Stated task
Skip all pictures, then copy the lines from the start of the data through the line with "5], [0, 2, 4, 6]];", keeping both ends.

Supplied material
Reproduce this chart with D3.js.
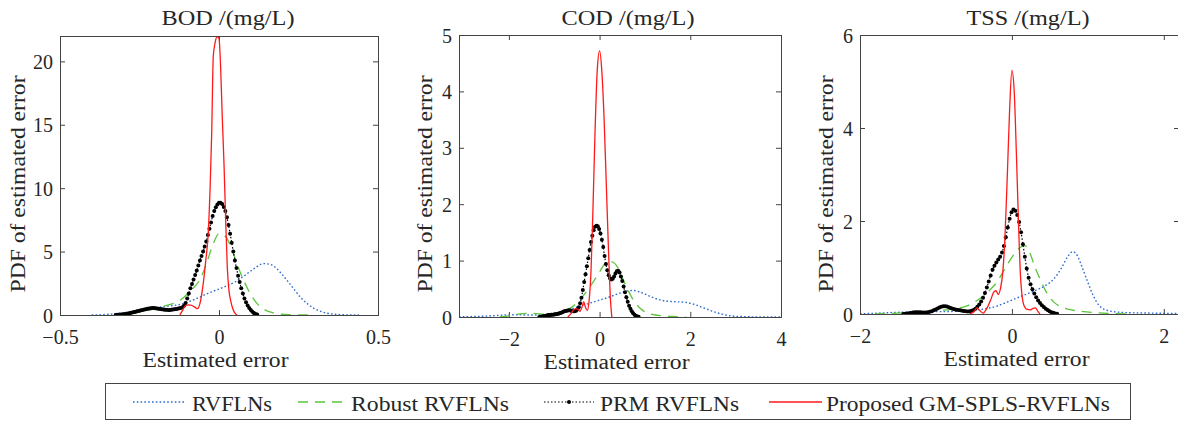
<!DOCTYPE html>
<html><head><meta charset="utf-8">
<script src="https://cdn.jsdelivr.net/npm/d3@7"></script>
<style>body{margin:0;background:#fff}svg{display:block}</style>
</head><body>
<svg id="chart" width="1178" height="421"></svg>
<script>
// ---------------- DATA ----------------
const panelTitles = ["BOD /(mg/L)", "COD /(mg/L)", "TSS /(mg/L)"];
const seriesNames = ["RVFLNs", "Robust RVFLNs", "PRM RVFLNs", "Proposed GM-SPLS-RVFLNs"];
const xLabelText = "Estimated error";
const yLabelText = "PDF of estimated error";
const xDomains = [[-0.5, 0.5], [-3.1, 4], [-2, 2.2]];
const yDomains = [[0, 22], [0, 5], [0, 6]];
const xTickValues = [[-0.5, 0, 0.5], [-2, 0, 2, 4], [-2, 0, 2]];
const yTickValues = [[0, 5, 10, 15, 20], [0, 1, 2, 3, 4, 5], [0, 2, 4, 6]];

// BOD
const bodRvfl = [[-0.40,0],[-0.37,0.02],[-0.34,0.07],[-0.31,0.15],[-0.28,0.26],[-0.25,0.38],[-0.22,0.5],[-0.19,0.6],[-0.16,0.7],[-0.13,0.8],[-0.10,1.0],[-0.07,1.3],[-0.04,1.65],[-0.01,1.95],[0.02,2.25],[0.05,2.6],[0.08,3.1],[0.11,3.65],[0.14,4.05],[0.16,4.0],[0.18,3.7],[0.20,3.15],[0.22,2.55],[0.24,1.9],[0.26,1.3],[0.28,0.85],[0.30,0.5],[0.32,0.28],[0.34,0.14],[0.37,0.05],[0.40,0.01],[0.44,0]];
const bodRobust = [[-0.33,0.02],[-0.30,0.06],[-0.27,0.15],[-0.24,0.28],[-0.21,0.45],[-0.18,0.65],[-0.15,0.85],[-0.12,1.2],[-0.09,1.9],[-0.06,2.8],[-0.04,4.0],[-0.02,5.5],[0,6.4],[0.02,6.2],[0.04,5.2],[0.06,3.8],[0.08,2.6],[0.10,1.6],[0.12,0.9],[0.14,0.48],[0.16,0.24],[0.19,0.09],[0.22,0.03],[0.26,0.01],[0.28,0]];
const bodPrmStart = -0.325, bodPrmStep = 0.005;
const bodPrm = [0.00,0.01,0.02,0.03,0.045,0.06,0.08,0.10,0.125,0.15,0.18,0.21,0.245,0.28,0.31,0.34,0.37,0.40,0.43,0.46,0.49,0.52,0.54,0.55,0.545,0.53,0.51,0.49,0.47,0.45,0.43,0.415,0.405,0.40,0.40,0.41,0.43,0.45,0.47,0.50,0.53,0.56,0.62,0.72,0.95,1.30,1.70,2.10,2.45,2.80,3.15,3.50,3.90,4.30,4.65,5.00,5.40,5.80,6.30,6.80,7.30,7.80,8.20,8.50,8.72,8.85,8.85,8.75,8.52,8.20,7.70,7.10,6.40,5.70,5.00,4.30,3.70,3.10,2.60,2.10,1.70,1.30,1.00,0.75,0.55,0.40,0.26,0.15,0.08,0.03];
const bodProposed = [[-0.123,0],[-0.115,0.35],[-0.105,0.75],[-0.095,0.8],[-0.085,0.75],[-0.075,0.6],[-0.068,0.5],[-0.06,0.9],[-0.05,2.4],[-0.042,4.2],[-0.034,6.4],[-0.028,10.0],[-0.023,14.3],[-0.018,20.4],[-0.012,21.5],[-0.006,21.95],[0,21.8],[0.005,19.6],[0.01,15.8],[0.016,11.7],[0.021,7.5],[0.026,3.8],[0.031,2.0],[0.037,1.1],[0.044,0.45],[0.05,0.15],[0.057,0]];

// COD
const codRvfl = [[-3.1,0.004],[-2.8,0.008],[-2.5,0.015],[-2.2,0.03],[-2.0,0.038],[-1.8,0.04],[-1.6,0.035],[-1.4,0.035],[-1.2,0.045],[-1.0,0.07],[-0.8,0.1],[-0.6,0.15],[-0.4,0.2],[-0.2,0.25],[0,0.3],[0.2,0.35],[0.4,0.41],[0.6,0.46],[0.75,0.47],[0.9,0.44],[1.1,0.37],[1.3,0.31],[1.5,0.28],[1.7,0.27],[1.9,0.26],[2.1,0.22],[2.3,0.16],[2.5,0.1],[2.7,0.05],[2.9,0.02],[3.2,0.006],[3.6,0.001],[4.0,0]];
const codRobust = [[-2.2,0],[-2.0,0.02],[-1.8,0.05],[-1.6,0.065],[-1.4,0.06],[-1.2,0.05],[-1.0,0.065],[-0.8,0.1],[-0.6,0.18],[-0.4,0.34],[-0.2,0.55],[0,0.8],[0.1,0.93],[0.2,0.99],[0.3,0.97],[0.4,0.88],[0.5,0.7],[0.6,0.52],[0.7,0.36],[0.8,0.24],[0.9,0.15],[1.0,0.09],[1.2,0.04],[1.4,0.02],[1.6,0.01],[1.9,0]];
const codPrmStart = -1.33, codPrmStep = 0.03;
const codPrm = [0.000,0.004,0.008,0.012,0.018,0.024,0.030,0.034,0.037,0.040,0.042,0.044,0.047,0.052,0.058,0.066,0.076,0.086,0.096,0.105,0.112,0.117,0.119,0.115,0.106,0.100,0.102,0.112,0.135,0.175,0.245,0.340,0.480,0.620,0.760,0.900,1.040,1.190,1.330,1.440,1.540,1.600,1.620,1.610,1.560,1.480,1.370,1.240,1.080,0.940,0.830,0.740,0.685,0.665,0.680,0.720,0.770,0.810,0.820,0.790,0.720,0.640,0.540,0.440,0.350,0.270,0.200,0.145,0.100,0.065,0.040,0.022,0.010,0.003];
const codProposed = [[-0.70,0],[-0.64,0.05],[-0.58,0.12],[-0.52,0.15],[-0.47,0.13],[-0.43,0.1],[-0.39,0.17],[-0.35,0.27],[-0.31,0.17],[-0.27,0.12],[-0.23,0.3],[-0.19,0.8],[-0.15,1.8],[-0.10,3.3],[-0.05,4.4],[0,4.72],[0.05,4.35],[0.10,3.5],[0.15,2.3],[0.20,1.1],[0.24,0.3],[0.27,0]];

// TSS
const tssRvfl = [[-2.0,0.005],[-1.8,0.015],[-1.6,0.03],[-1.4,0.04],[-1.2,0.045],[-1.0,0.05],[-0.8,0.055],[-0.6,0.07],[-0.4,0.1],[-0.2,0.17],[0,0.3],[0.15,0.4],[0.3,0.5],[0.45,0.62],[0.55,0.75],[0.65,0.98],[0.73,1.22],[0.8,1.34],[0.86,1.26],[0.93,0.98],[1.0,0.68],[1.07,0.4],[1.15,0.18],[1.25,0.08],[1.4,0.04],[1.6,0.025],[1.8,0.02],[2.0,0.015],[2.2,0.01]];
const tssRobust = [[-1.8,0],[-1.5,0.02],[-1.2,0.04],[-1.0,0.07],[-0.8,0.1],[-0.6,0.17],[-0.45,0.3],[-0.3,0.5],[-0.2,0.68],[-0.1,0.95],[0,1.22],[0.1,1.42],[0.17,1.47],[0.24,1.3],[0.3,1.02],[0.38,0.72],[0.46,0.45],[0.55,0.26],[0.65,0.15],[0.75,0.1],[0.9,0.06],[1.1,0.03],[1.3,0.01],[1.5,0]];
const tssPrmStart = -1.43, tssPrmStep = 0.025;
const tssPrm = [0.000,0.005,0.010,0.017,0.024,0.030,0.035,0.038,0.038,0.036,0.033,0.031,0.032,0.037,0.046,0.060,0.078,0.098,0.118,0.138,0.155,0.166,0.168,0.160,0.145,0.128,0.112,0.100,0.092,0.086,0.080,0.072,0.064,0.058,0.056,0.060,0.070,0.088,0.115,0.155,0.205,0.270,0.350,0.450,0.570,0.700,0.830,0.950,1.040,1.110,1.170,1.230,1.320,1.460,1.650,1.860,2.050,2.190,2.250,2.220,2.130,1.980,1.760,1.500,1.230,0.980,0.780,0.640,0.530,0.440,0.360,0.290,0.235,0.190,0.150,0.115,0.085,0.060,0.040,0.025,0.013,0.004];
const tssProposed = [[-0.56,0],[-0.50,0.05],[-0.46,0.13],[-0.42,0.07],[-0.38,0.02],[-0.33,0.12],[-0.28,0.3],[-0.24,0.47],[-0.21,0.5],[-0.18,0.42],[-0.15,0.55],[-0.12,0.9],[-0.09,1.7],[-0.06,3.0],[-0.03,4.4],[0,5.24],[0.03,4.8],[0.06,3.4],[0.09,1.8],[0.11,0.9],[0.13,0.45],[0.16,0.18],[0.20,0.1],[0.24,0.09],[0.28,0.12],[0.31,0.13],[0.34,0.06],[0.37,0]];

// ---------------- RENDER ----------------
const FONT = "'Liberation Serif','Times New Roman',serif";
const TXT = "#262626";
const colors = {rvfl: "#2f6bd0", robust: "#5cc43c", prm: "#000000", prop: "#ff1a1a"};

const toPairs = (start, step, ys) => ys.map((y, i) => [start + i * step, y]);

const panelData = [
  {rvfl: bodRvfl, robust: bodRobust, prm: toPairs(bodPrmStart, bodPrmStep, bodPrm), prop: bodProposed},
  {rvfl: codRvfl, robust: codRobust, prm: toPairs(codPrmStart, codPrmStep, codPrm), prop: codProposed},
  {rvfl: tssRvfl, robust: tssRobust, prm: toPairs(tssPrmStart, tssPrmStep, tssPrm), prop: tssProposed}
];

const layout = [
  {x0: 60, x1: 378, y0: 315, y1: 36, titleX: 228, titleW: 133, ylabX: 25, xlabX: 215.5},
  {x0: 459, x1: 781, y0: 317, y1: 35, titleX: 628, titleW: 133, ylabX: 432, xlabX: 616.5},
  {x0: 860, x1: 1179, y0: 314, y1: 35, titleX: 1028, titleW: 123, ylabX: 833, xlabX: 1016.5}
];

const svg = d3.select("#chart");
const defs = svg.append("defs");
const fmt = v => String(v).replace("-", "\u2212");

layout.forEach((L, i) => {
  const x = d3.scaleLinear().domain(xDomains[i]).range([L.x0, L.x1]);
  const y = d3.scaleLinear().domain(yDomains[i]).range([L.y0, L.y1]);
  const g = svg.append("g");

  defs.append("clipPath").attr("id", "clip" + i)
    .append("rect").attr("x", L.x0).attr("y", L.y1).attr("width", L.x1 - L.x0).attr("height", L.y0 - L.y1);

  // axes with inward ticks
  const ax = g.append("g").attr("transform", `translate(0,${L.y0})`)
    .call(d3.axisBottom(x).tickValues(xTickValues[i]).tickSize(-5).tickSizeOuter(0).tickFormat(fmt));
  ax.selectAll("text").attr("y", 29).attr("dy", null);
  const axT = g.append("g").attr("transform", `translate(0,${L.y1})`)
    .call(d3.axisTop(x).tickValues(xTickValues[i]).tickSize(-5).tickSizeOuter(0).tickFormat(""));
  const ay = g.append("g").attr("transform", `translate(${L.x0},0)`)
    .call(d3.axisLeft(y).tickValues(yTickValues[i]).tickSize(-5).tickSizeOuter(0).tickFormat(fmt));
  ay.selectAll("text").attr("x", -7).attr("dy", "0.35em");
  const ayR = g.append("g").attr("transform", `translate(${L.x1},0)`)
    .call(d3.axisRight(y).tickValues(yTickValues[i]).tickSize(-5).tickSizeOuter(0).tickFormat(""));
  [ax, axT, ay, ayR].forEach(a => {
    a.select(".domain").remove();
    a.selectAll("line").attr("stroke", "#444");
    a.selectAll("text").attr("font-family", FONT).attr("font-size", 20).attr("fill", TXT);
  });

  // series
  const line = d3.line().x(d => x(d[0])).y(d => y(d[1])).curve(d3.curveMonotoneX);
  const plot = g.append("g").attr("clip-path", `url(#clip${i})`);
  const D = panelData[i];
  plot.append("path").attr("d", line(D.rvfl)).attr("fill", "none")
    .attr("stroke", colors.rvfl).attr("stroke-width", 1.4).attr("stroke-dasharray", "1.6,2.2");
  plot.append("path").attr("d", line(D.robust)).attr("fill", "none")
    .attr("stroke", colors.robust).attr("stroke-width", 1.3).attr("stroke-dasharray", "10,7");
  plot.append("path").attr("d", line(D.prm)).attr("fill", "none")
    .attr("stroke", colors.prm).attr("stroke-width", 1.2).attr("stroke-dasharray", "1.5,2");
  plot.append("g").selectAll("circle").data(D.prm).join("circle")
    .attr("cx", d => x(d[0])).attr("cy", d => y(d[1])).attr("r", 2).attr("fill", colors.prm);
  plot.append("path").attr("d", line(D.prop)).attr("fill", "none")
    .attr("stroke", colors.prop).attr("stroke-width", 1.3);

  // frame
  g.append("rect").attr("x", L.x0 + 0.5).attr("y", L.y1 + 0.5)
    .attr("width", L.x1 - L.x0).attr("height", L.y0 - L.y1)
    .attr("fill", "none").attr("stroke", "#444").attr("stroke-width", 1);

  // texts
  g.append("text").attr("x", L.titleX).attr("y", 25).attr("text-anchor", "middle")
    .attr("font-family", FONT).attr("font-size", 20).attr("fill", TXT)
    .attr("textLength", L.titleW).attr("lengthAdjust", "spacingAndGlyphs").text(panelTitles[i]);
  g.append("text").attr("x", L.xlabX).attr("y", L.y0 + 52).attr("text-anchor", "middle")
    .attr("font-family", FONT).attr("font-size", 20).attr("fill", TXT)
    .attr("textLength", 146).attr("lengthAdjust", "spacingAndGlyphs").text(xLabelText);
  g.append("text").attr("transform", `translate(${L.ylabX},184) rotate(-90)`).attr("text-anchor", "middle")
    .attr("font-family", FONT).attr("font-size", 20).attr("fill", TXT)
    .attr("textLength", 217).attr("lengthAdjust", "spacingAndGlyphs").text(yLabelText);
});

// ---------------- LEGEND ----------------
const lg = svg.append("g");
lg.append("rect").attr("x", 105.5).attr("y", 383.5).attr("width", 1025).attr("height", 36)
  .attr("fill", "#fff").attr("stroke", "#444").attr("stroke-width", 1);
const legendItems = [
  {key: "rvfl", l0: 133, l1: 184, tx: 192, tw: 80, dash: "1.6,2.2", sw: 1.4},
  {key: "robust", l0: 298, l1: 348, tx: 351, tw: 158, dash: "10,7", sw: 1.3},
  {key: "prm", l0: 544, l1: 594, tx: 600, tw: 139, dash: "1.5,2", sw: 1.2},
  {key: "prop", l0: 769, l1: 822, tx: 826, tw: 284, dash: null, sw: 1.3}
];
legendItems.forEach((it, k) => {
  lg.append("line").attr("x1", it.l0).attr("x2", it.l1).attr("y1", 402).attr("y2", 402)
    .attr("stroke", colors[it.key]).attr("stroke-width", it.sw)
    .attr("stroke-dasharray", it.dash);
  if (it.key === "prm") {
    lg.append("circle").attr("cx", (it.l0 + it.l1) / 2).attr("cy", 402).attr("r", 2).attr("fill", colors.prm);
  }
  lg.append("text").attr("x", it.tx).attr("y", 411)
    .attr("font-family", FONT).attr("font-size", 20).attr("fill", TXT)
    .attr("textLength", it.tw).attr("lengthAdjust", "spacingAndGlyphs").text(seriesNames[k]);
});
</script>
</body></html>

Task result
Reproduce this chart with D3.js.
<!DOCTYPE html>
<html><head><meta charset="utf-8">
<script src="https://cdn.jsdelivr.net/npm/d3@7"></script>
<style>body{margin:0;background:#fff}svg{display:block}</style>
</head><body>
<svg id="chart" width="1178" height="421"></svg>
<script>
// ---------------- DATA ----------------
const panelTitles = ["BOD /(mg/L)", "COD /(mg/L)", "TSS /(mg/L)"];
const seriesNames = ["RVFLNs", "Robust RVFLNs", "PRM RVFLNs", "Proposed GM-SPLS-RVFLNs"];
const xLabelText = "Estimated error";
const yLabelText = "PDF of estimated error";
const xDomains = [[-0.5, 0.5], [-3.1, 4], [-2, 2.2]];
const yDomains = [[0, 22], [0, 5], [0, 6]];
const xTickValues = [[-0.5, 0, 0.5], [-2, 0, 2, 4], [-2, 0, 2]];
const yTickValues = [[0, 5, 10, 15, 20], [0, 1, 2, 3, 4, 5], [0, 2, 4, 6]];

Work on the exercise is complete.